TBMで多いのは 、「グリッパ」と呼ばれる突っ張り棒のような棒を地山に押し当て、それを反力にとってジャッキで押すことにより、マシンを前に進める方式です。
一方、シールドはトンネルの本体として組み立てた セグメントにジャッキを押し当て、セグメントと地山(裏込め注入材)の摩擦を反力にしてマシンを推進させています。
ただし、TBMの中には「シールド型TBM」と言って、掘削するだけでなくセグメントを組み立てる機能も付いているものもあるため、推進機構は両者の決定的な違いとは言えません。

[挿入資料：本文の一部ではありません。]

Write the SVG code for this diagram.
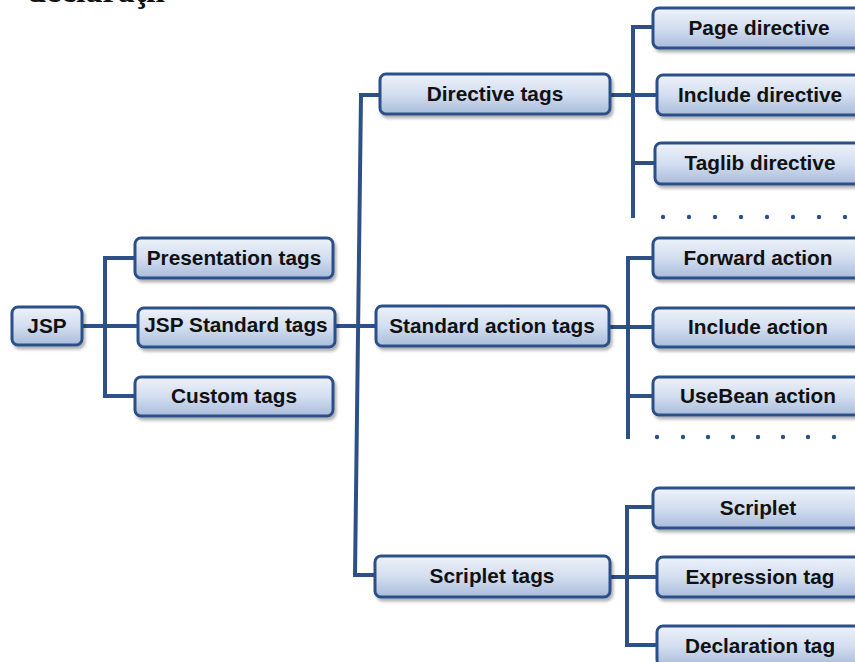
<svg xmlns="http://www.w3.org/2000/svg" width="855" height="662" viewBox="0 0 855 662">
<defs>
<linearGradient id="g" x1="0" y1="0" x2="0" y2="1">
<stop offset="0" stop-color="#eef2f9"/>
<stop offset="0.5" stop-color="#d3def0"/>
<stop offset="1" stop-color="#a9bcda"/>
</linearGradient>
<filter id="sh" x="-10%" y="-20%" width="130%" height="160%">
<feDropShadow dx="2" dy="3" stdDeviation="1.5" flood-color="#000" flood-opacity="0.3"/>
</filter>
</defs>
<style>
.box{fill:url(#g);stroke:#2c5089;stroke-width:3;filter:url(#sh)}
.t{font-family:"Liberation Sans",Arial,sans-serif;font-weight:bold;font-size:20.8px;fill:#111;text-anchor:middle}
.c{fill:none;stroke:#2d5187;stroke-width:4;stroke-linecap:square}
.d{fill:#2d5187}
</style>
<rect width="855" height="662" fill="#fff"/>
<text x="27" y="2" font-family="Liberation Serif,serif" font-weight="bold" font-size="34" fill="#111">declaraţii</text>
<g id="connectors">
<path class="c" d="M82 326H138M105 258V396M105 258H135M105 396H135"/>
<path class="c" d="M335 326H376M361 95L355 575M361 95H380M355 575H375"/>
<path class="c" d="M610 95H657M633 27V216M633 27H653M633 163H655"/>
<path class="c" d="M609 327H653M628 258V437M628 258H653M628 396H653"/>
<path class="c" d="M610 577H657M627 507V645M627 507H653M627 645H657"/>
<g class="d">
<circle cx="663" cy="217" r="2.2"/><circle cx="689" cy="217" r="2.2"/><circle cx="715" cy="217" r="2.2"/><circle cx="741" cy="217" r="2.2"/><circle cx="767" cy="217" r="2.2"/><circle cx="793" cy="217" r="2.2"/><circle cx="819" cy="217" r="2.2"/><circle cx="845" cy="217" r="2.2"/>
<circle cx="657" cy="437" r="2.2"/><circle cx="683" cy="437" r="2.2"/><circle cx="708" cy="437" r="2.2"/><circle cx="733" cy="437" r="2.2"/><circle cx="758" cy="437" r="2.2"/><circle cx="783" cy="437" r="2.2"/><circle cx="808" cy="437" r="2.2"/><circle cx="834" cy="437" r="2.2"/>
</g>
</g>
<g id="jsp"><rect class="box" x="12" y="307" width="70" height="38" rx="6"/><text class="t" x="47" y="333">JSP</text></g>
<g id="presentation"><rect class="box" x="135" y="238" width="198" height="40" rx="6"/><text class="t" x="234" y="265">Presentation tags</text></g>
<g id="jspstandard"><rect class="box" x="138" y="308" width="197" height="39" rx="6"/><text class="t" x="236" y="332">JSP Standard tags</text></g>
<g id="custom"><rect class="box" x="135" y="377" width="198" height="39" rx="6"/><text class="t" x="234" y="403">Custom tags</text></g>
<g id="directive"><rect class="box" x="380" y="74" width="230" height="40" rx="6"/><text class="t" x="495" y="101">Directive tags</text></g>
<g id="stdaction"><rect class="box" x="376" y="306" width="233" height="40" rx="6"/><text class="t" x="492" y="333">Standard action tags</text></g>
<g id="scriplettags"><rect class="box" x="375" y="556" width="235" height="41" rx="6"/><text class="t" x="492" y="583">Scriplet tags</text></g>
<g id="page"><rect class="box" x="653" y="8" width="212" height="40" rx="6"/><text class="t" x="759" y="35">Page directive</text></g>
<g id="includedir"><rect class="box" x="657" y="75" width="212" height="40" rx="6"/><text class="t" x="760" y="102">Include directive</text></g>
<g id="taglib"><rect class="box" x="655" y="143" width="212" height="41" rx="6"/><text class="t" x="760" y="170">Taglib directive</text></g>
<g id="forward"><rect class="box" x="653" y="238" width="212" height="40" rx="6"/><text class="t" x="758" y="265">Forward action</text></g>
<g id="includeact"><rect class="box" x="653" y="308" width="212" height="39" rx="6"/><text class="t" x="758" y="334">Include action</text></g>
<g id="usebean"><rect class="box" x="653" y="377" width="212" height="38" rx="6"/><text class="t" x="758" y="403">UseBean action</text></g>
<g id="scriplet"><rect class="box" x="653" y="488" width="212" height="40" rx="6"/><text class="t" x="758" y="515">Scriplet</text></g>
<g id="expression"><rect class="box" x="657" y="557" width="212" height="40" rx="6"/><text class="t" x="760" y="584">Expression tag</text></g>
<g id="declaration"><rect class="box" x="657" y="626" width="212" height="40" rx="6"/><text class="t" x="760" y="653">Declaration tag</text></g>
</svg>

なお、グリッパを反力にとって進むTBMを「オープン型」、シールドのような推進機構を持っているものを「シールド型」と呼んでいます。
切羽の安定
では次に、どのように切羽を安定させているかを考えていきます。
TBMは強固な岩盤を掘ることが前提となっているため、切羽に対してカッターを押し当てるくらいしか安定させる方策はありません。
しかし、シールドは軟弱地盤や互層も相手にするため、カッターと作業空間の間に隔壁が設けられ、 隔壁の切羽側に水圧や土圧をかけることにより、切羽の崩壊を防いでいます。
なお、切羽の崩壊を防ぐためにかける圧力を切羽圧、切羽圧のかかる隔壁に囲まれた空間をチャンバと言います。
そのため、 切羽の安定のための空間と作業空間を明確に区切る隔壁があるかどうかが、TBMとシールドを見分けるカギとなると言えるでしょう。
まとめ
TBMは 強固な岩盤を速く掘進するために使われるマシンであるため、一般的にはシールドと比べると切羽を安定させるための工夫を行っていません。
一方、シールドは 軟弱地盤にも適用されるため、切羽をいかに安定させるかが、トンネルの品質や施工の安全性に大きく関わってきます。
TBMとシールドは成り立ちが異なるため、具体的な形の違いとセットで頭に入れておくと役に立つでしょう。